Approximately 30,000 outcrops have been added to the database, covering an area from xx to yy. Locations are shown in the following figure. Outcrops are identified in the database using a LOC_TYPE_CODE of 11 in the D_LOCATION table. A standard ORMGP view is provided in the database to display information conncering these - V_GEN_BOREHOLE_OUTCROP.
MNR Surface Water Station Coordinates
Date: June 2004
Name: Updated UTM coordinates for MNR and EC stations
The original Environment Canada coordinates were initially provided in digital lat long format with limited accuracy, resulting in stations not plotting on their assigned water course. This has been updated using MNR GPS data.
MOE PTTW Database
Mutliple import periods, including (with approximate dates):
- February, 2006
- August, 2015
- September, 2017
- May, 2020
- June, 2021
The Ministry of Environments ‘Permit to Take Water’ (PTTW) datasets.
MOE South Simcoe Groundwater Study Data Files
Date: June 2004
Name: Dixon Hydrogeology database for MOE GW study
Source: Dixon Hydrogeology
DHL released their updated project database for use in the ORMGP database.
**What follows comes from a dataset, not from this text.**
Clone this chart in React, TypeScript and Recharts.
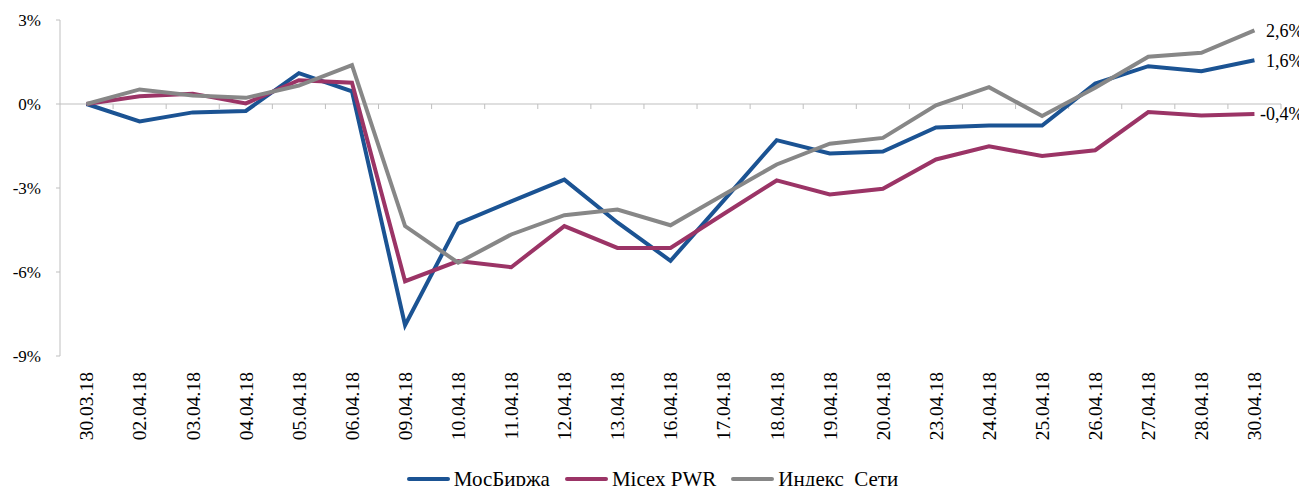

Of value were several hundred new wells installed as monitoring wells by DHL during previous projects, and updated UTM coordinates for about 6000 MOE wells across Simcoe County
MOE WWDB (Water Well Database)
Multiple import periods, including (with approximate dates):
- January, 2001
- April, 2006
- December, 2008
- November, 2009
- May and September, 2010
- April, 2014
- June, 2016
- September, 2017
- June, 2018
- May, 2019
- July, 2020
- January, 2021
Date: April, 2011
120 Wells in digital form from a project with between the University of Toronto and the City of Scarborough (refer to Eyles and Doughty, 1996).
Date: June 2004
Name: Geotechnical borehole data for urban areas
Source: GSC - MNR
UGAIS (Urban Geology Automated Information System) is a compilation of largely urban boreholes for major municipalities across Canada prepared by the GSC in the mid seventies. Wells from Hamilton to Oshawa were added to the ORMGP database. These wells are largely geotechnical investigation test holes, offering descriptive and accurate soil descriptions and blow counts. Soil descriptions have be mapped into the standard look up fields of the D_GEOLOGY_LAYER table in the database. The geological descriptions provided are based on the soils recovered in split spoon samples, and the depths provided were the depths of the split spoon sample.
Approximately 33,200 geotechnical boreholes, with depths ranging from 0.1 m (soil sample) to in excess of 100 m were converted from ASCII format and appended to the database These boreholes are identified in the database using a LOC_TYPE_CODE of 1 and DATA_SOURCE = ‘ugais’ in the D_LOCATION table. A standard ORMGP query is provided in the database called ORMGP - Wells UGAIS. The wells have been assigned as position certainly code of 3 (10 to 30 m), although as geotechnical borings, it is expected the accuracy may be greater, but this cannot be confirmed. Only about 7,040 of the 33,200 include water level information.